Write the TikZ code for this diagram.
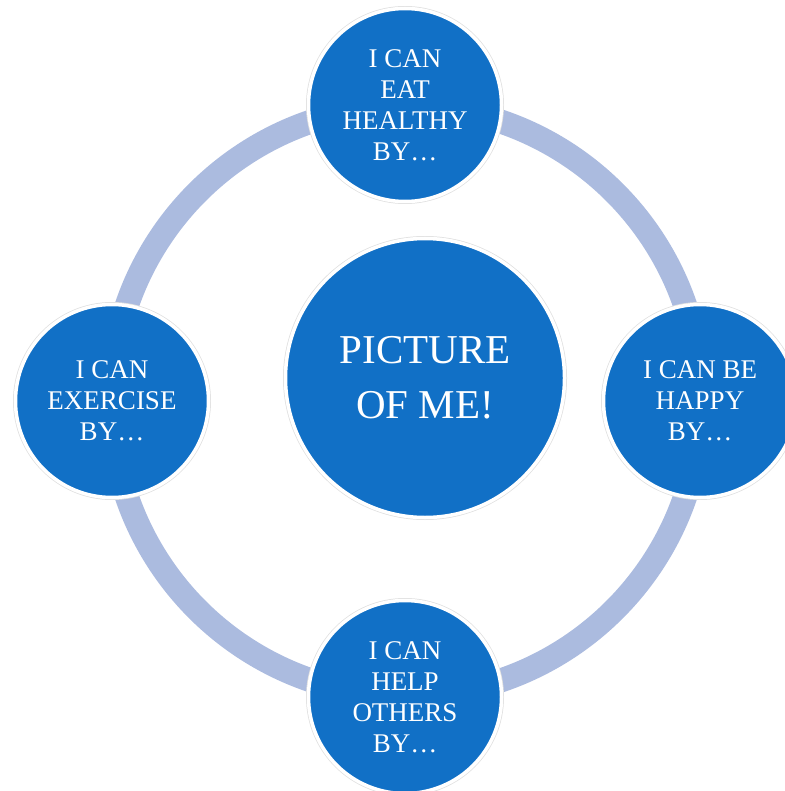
\documentclass[tikz,border=0pt]{standalone}
\usepackage{fontspec}
\setmainfont{Liberation Serif}

\definecolor{goalblue}{RGB}{17,112,198}
\definecolor{ringblue}{RGB}{171,187,223}

\begin{document}
\begin{tikzpicture}[x=1pt, y=-1pt,
    goal/.style={circle, fill=goalblue, draw=white, line width=3.5pt,
        preaction={draw=black!12, line width=5pt},
        minimum size=193pt, inner sep=0pt, align=center, text=white,
        font=\fontsize{27}{31}\selectfont},
    me/.style={goal, minimum size=279pt, font=\fontsize{41}{55}\selectfont}]
    \useasboundingbox (0, 0) rectangle (784, 791);

    % Ring behind the circles
    \coordinate (hub) at (406, 401);
    \draw[ringblue, line width=24pt] (hub) circle[radius=295pt];

    % Middle
    \node[me] (me) at (425, 378) {PICTURE\\OF ME!};

    % Goals around the ring
    \node[goal] (eat) at (405, 105) {I CAN\\EAT\\HEALTHY\\BY\ldots};
    \node[goal] (happy) at (700, 401) {I CAN BE\\HAPPY\\BY\ldots};
    \node[goal] (help) at (405, 697) {I CAN\\HELP\\OTHERS\\BY\ldots};
    \node[goal] (exercise) at (112, 401) {I CAN\\EXERCISE\\BY\ldots};
\end{tikzpicture}
\end{document}
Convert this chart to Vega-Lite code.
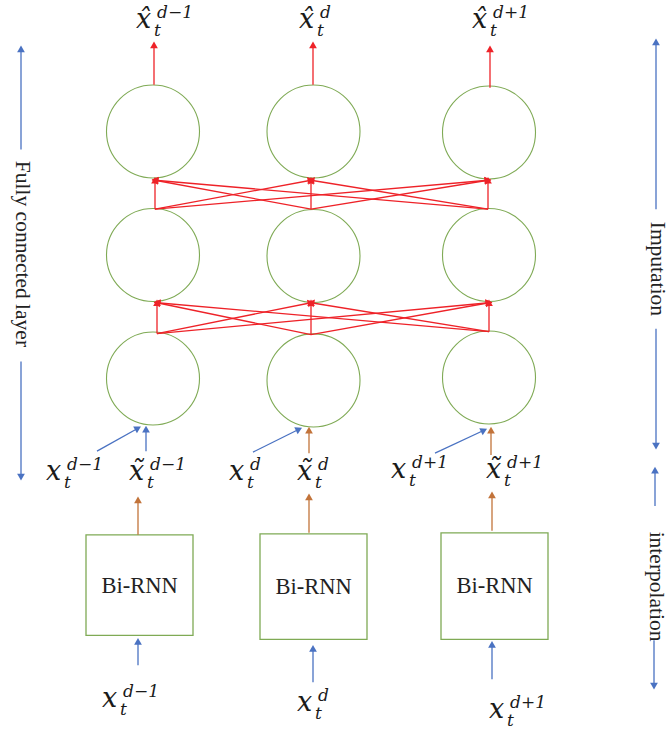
{
  "$schema": "https://vega.github.io/schema/vega-lite/v6.json",
  "width": 670,
  "height": 729,
  "autosize": {"type": "fit", "contains": "padding"},
  "padding": 0,
  "background": "white",
  "config": {"view": {"stroke": null}},
  "datasets": {
    "circles": [
      {"col": 1, "row": 1, "x": 153, "y": 132},
      {"col": 2, "row": 1, "x": 313.5, "y": 132},
      {"col": 3, "row": 1, "x": 489, "y": 133},
      {"col": 1, "row": 2, "x": 153, "y": 256},
      {"col": 2, "row": 2, "x": 313.5, "y": 257},
      {"col": 3, "row": 2, "x": 489, "y": 256},
      {"col": 1, "row": 3, "x": 153, "y": 380},
      {"col": 2, "row": 3, "x": 313.5, "y": 382},
      {"col": 3, "row": 3, "x": 489, "y": 379}
    ],
    "boxes": [
      {"x": 86, "x2": 193, "y": 537, "y2": 638},
      {"x": 260, "x2": 367, "y": 536, "y2": 642},
      {"x": 441, "x2": 548, "y": 535, "y2": 642}
    ],
    "arrows": [
      {"k": "red", "x": 154, "y": 85, "x2": 154, "y2": 45, "ang": 0},
      {"k": "red", "x": 313, "y": 85, "x2": 313, "y2": 45, "ang": 0},
      {"k": "red", "x": 490, "y": 88, "x2": 490, "y2": 49, "ang": 0},
      {"k": "red", "x": 155, "y": 210, "x2": 155, "y2": 181, "ang": 0},
      {"k": "red", "x": 155, "y": 210, "x2": 311, "y2": 181, "ang": 79},
      {"k": "red", "x": 155, "y": 210, "x2": 488, "y2": 181, "ang": 85},
      {"k": "red", "x": 311, "y": 210, "x2": 155, "y2": 181, "ang": -79},
      {"k": "red", "x": 311, "y": 210, "x2": 311, "y2": 181, "ang": 0},
      {"k": "red", "x": 311, "y": 210, "x2": 488, "y2": 181, "ang": 80},
      {"k": "red", "x": 488, "y": 210, "x2": 155, "y2": 181, "ang": -85},
      {"k": "red", "x": 488, "y": 210, "x2": 311, "y2": 181, "ang": -80},
      {"k": "red", "x": 488, "y": 210, "x2": 488, "y2": 181, "ang": 0},
      {"k": "red", "x": 157, "y": 335, "x2": 157, "y2": 304, "ang": 0},
      {"k": "red", "x": 157, "y": 335, "x2": 311, "y2": 304, "ang": 78},
      {"k": "red", "x": 157, "y": 335, "x2": 489, "y2": 304, "ang": 84},
      {"k": "red", "x": 311, "y": 336, "x2": 157, "y2": 304, "ang": -78},
      {"k": "red", "x": 311, "y": 336, "x2": 311, "y2": 304, "ang": 0},
      {"k": "red", "x": 311, "y": 336, "x2": 489, "y2": 304, "ang": 80},
      {"k": "red", "x": 489, "y": 333, "x2": 157, "y2": 304, "ang": -84},
      {"k": "red", "x": 489, "y": 333, "x2": 311, "y2": 304, "ang": -80},
      {"k": "red", "x": 489, "y": 333, "x2": 489, "y2": 304, "ang": 0},
      {"k": "blue", "x": 97, "y": 453, "x2": 138, "y2": 430, "ang": 61},
      {"k": "blue", "x": 146, "y": 453, "x2": 146, "y2": 431, "ang": 0},
      {"k": "blue", "x": 253, "y": 454, "x2": 299, "y2": 431, "ang": 64},
      {"k": "orange", "x": 309, "y": 455, "x2": 309, "y2": 432, "ang": 0},
      {"k": "blue", "x": 435, "y": 455, "x2": 484, "y2": 432, "ang": 64},
      {"k": "orange", "x": 491, "y": 457, "x2": 491, "y2": 432, "ang": 0},
      {"k": "orange", "x": 138, "y": 537, "x2": 138, "y2": 502, "ang": 0},
      {"k": "orange", "x": 309, "y": 535, "x2": 309, "y2": 499, "ang": 0},
      {"k": "orange", "x": 492, "y": 533, "x2": 492, "y2": 497, "ang": 0},
      {"k": "blue", "x": 138, "y": 668, "x2": 138, "y2": 644, "ang": 0},
      {"k": "blue", "x": 313, "y": 685, "x2": 313, "y2": 651, "ang": 0},
      {"k": "blue", "x": 492, "y": 682, "x2": 492, "y2": 647, "ang": 0},
      {"k": "blue", "x": 21, "y": 150, "x2": 21, "y2": 49, "ang": 0},
      {"k": "blue", "x": 21, "y": 363, "x2": 21, "y2": 479, "ang": 180},
      {"k": "blue", "x": 656, "y": 210, "x2": 656, "y2": 42, "ang": 0},
      {"k": "blue", "x": 656, "y": 330, "x2": 656, "y2": 448, "ang": 180},
      {"k": "blue", "x": 655, "y": 508, "x2": 655, "y2": 472, "ang": 0},
      {"k": "blue", "x": 654, "y": 643, "x2": 654, "y2": 689, "ang": 180}
    ],
    "boxText": [
      {"x": 139.5, "y": 588, "t": "Bi-RNN"},
      {"x": 313.5, "y": 589, "t": "Bi-RNN"},
      {"x": 494.5, "y": 588, "t": "Bi-RNN"}
    ],
    "sideText": [
      {"x": 22, "y": 255, "t": "Fully connected layer"},
      {"x": 657, "y": 270, "t": "Imputation"},
      {"x": 656, "y": 589, "t": "interpolation"}
    ],
    "labels": [
      {"base": "x̂", "sub": "t", "sup": "d−1", "x": 136, "y": 28},
      {"base": "x̂", "sub": "t", "sup": "d", "x": 299, "y": 28},
      {"base": "x̂", "sub": "t", "sup": "d+1", "x": 472, "y": 28},
      {"base": "x", "sub": "t", "sup": "d−1", "x": 46, "y": 482},
      {"base": "x̃", "sub": "t", "sup": "d−1", "x": 129, "y": 482},
      {"base": "x", "sub": "t", "sup": "d", "x": 229, "y": 482},
      {"base": "x̃", "sub": "t", "sup": "d", "x": 297, "y": 482},
      {"base": "x", "sub": "t", "sup": "d+1", "x": 391, "y": 480},
      {"base": "x̃", "sub": "t", "sup": "d+1", "x": 486, "y": 480},
      {"base": "x", "sub": "t", "sup": "d−1", "x": 102, "y": 710},
      {"base": "x", "sub": "t", "sup": "d", "x": 297, "y": 714},
      {"base": "x", "sub": "t", "sup": "d+1", "x": 489, "y": 721}
    ]
  },
  "encoding": {
    "x": {"field": "x", "type": "quantitative", "scale": {"domain": [0, 670], "nice": false, "zero": false}, "axis": null},
    "y": {"field": "y", "type": "quantitative", "scale": {"domain": [0, 729], "reverse": true, "nice": false, "zero": false}, "axis": null}
  },
  "layer": [
    {
      "data": {"name": "circles"},
      "mark": {"type": "point", "shape": "circle", "size": 8650, "filled": false, "stroke": "#7FAA55", "strokeWidth": 1.1, "opacity": 1}
    },
    {
      "data": {"name": "boxes"},
      "mark": {"type": "rect", "fill": "white", "stroke": "#7FAA55", "strokeWidth": 1.3},
      "encoding": {
        "x2": {"field": "x2"},
        "y2": {"field": "y2"}
      }
    },
    {
      "data": {"name": "arrows"},
      "mark": {"type": "rule", "strokeWidth": 1.3},
      "encoding": {
        "x2": {"field": "x2"},
        "y2": {"field": "y2"},
        "color": {"field": "k", "type": "nominal", "scale": {"domain": ["red", "blue", "orange"], "range": ["#EE2228", "#4A72C2", "#C2733A"]}, "legend": null}
      }
    },
    {
      "data": {"name": "arrows"},
      "mark": {"type": "point", "shape": "triangle-up", "size": 60, "filled": true, "opacity": 1, "strokeWidth": 0},
      "encoding": {
        "x": {"field": "x2", "type": "quantitative"},
        "y": {"field": "y2", "type": "quantitative"},
        "angle": {"field": "ang", "type": "quantitative", "scale": null},
        "color": {"field": "k", "type": "nominal", "scale": {"domain": ["red", "blue", "orange"], "range": ["#EE2228", "#4A72C2", "#C2733A"]}, "legend": null}
      }
    },
    {
      "data": {"name": "boxText"},
      "mark": {"type": "text", "font": "Liberation Serif", "fontSize": 22.5, "color": "#222222", "align": "center", "baseline": "middle"},
      "encoding": {"text": {"field": "t"}}
    },
    {
      "data": {"name": "sideText"},
      "mark": {"type": "text", "font": "Liberation Serif", "fontSize": 21.5, "color": "#222222", "align": "center", "baseline": "middle", "angle": 90},
      "encoding": {"text": {"field": "t"}}
    },
    {
      "data": {"name": "labels"},
      "mark": {"type": "text", "font": "DejaVu Serif", "fontStyle": "italic", "fontSize": 27, "color": "#1a1a1a", "align": "left", "baseline": "alphabetic"},
      "encoding": {"text": {"field": "base"}}
    },
    {
      "data": {"name": "labels"},
      "mark": {"type": "text", "font": "DejaVu Serif", "fontStyle": "italic", "fontSize": 17, "color": "#1a1a1a", "align": "left", "baseline": "alphabetic", "dx": 18, "dy": 8},
      "encoding": {"text": {"field": "sub"}}
    },
    {
      "data": {"name": "labels"},
      "mark": {"type": "text", "font": "DejaVu Serif", "fontStyle": "italic", "fontSize": 17, "color": "#1a1a1a", "align": "left", "baseline": "alphabetic", "dx": 21, "dy": -10},
      "encoding": {"text": {"field": "sup"}}
    }
  ]
}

Your task => Everything from the first line of the records through the line containing "at (425, 378)" should be reproduced exactly, apart from the pictures.

Written solution =>
Write the TikZ code for this diagram.
\documentclass[tikz,border=0pt]{standalone}
\usepackage{fontspec}
\setmainfont{Liberation Serif}

\definecolor{goalblue}{RGB}{17,112,198}
\definecolor{ringblue}{RGB}{171,187,223}

\begin{document}
\begin{tikzpicture}[x=1pt, y=-1pt,
    goal/.style={circle, fill=goalblue, draw=white, line width=3.5pt,
        preaction={draw=black!12, line width=5pt},
        minimum size=193pt, inner sep=0pt, align=center, text=white,
        font=\fontsize{27}{31}\selectfont},
    me/.style={goal, minimum size=279pt, font=\fontsize{41}{55}\selectfont}]
    \useasboundingbox (0, 0) rectangle (784, 791);

    % Ring behind the circles
    \coordinate (hub) at (406, 401);
    \draw[ringblue, line width=24pt] (hub) circle[radius=295pt];

    % Middle
    \node[me] (me) at (425, 378) {PICTURE\\OF ME!};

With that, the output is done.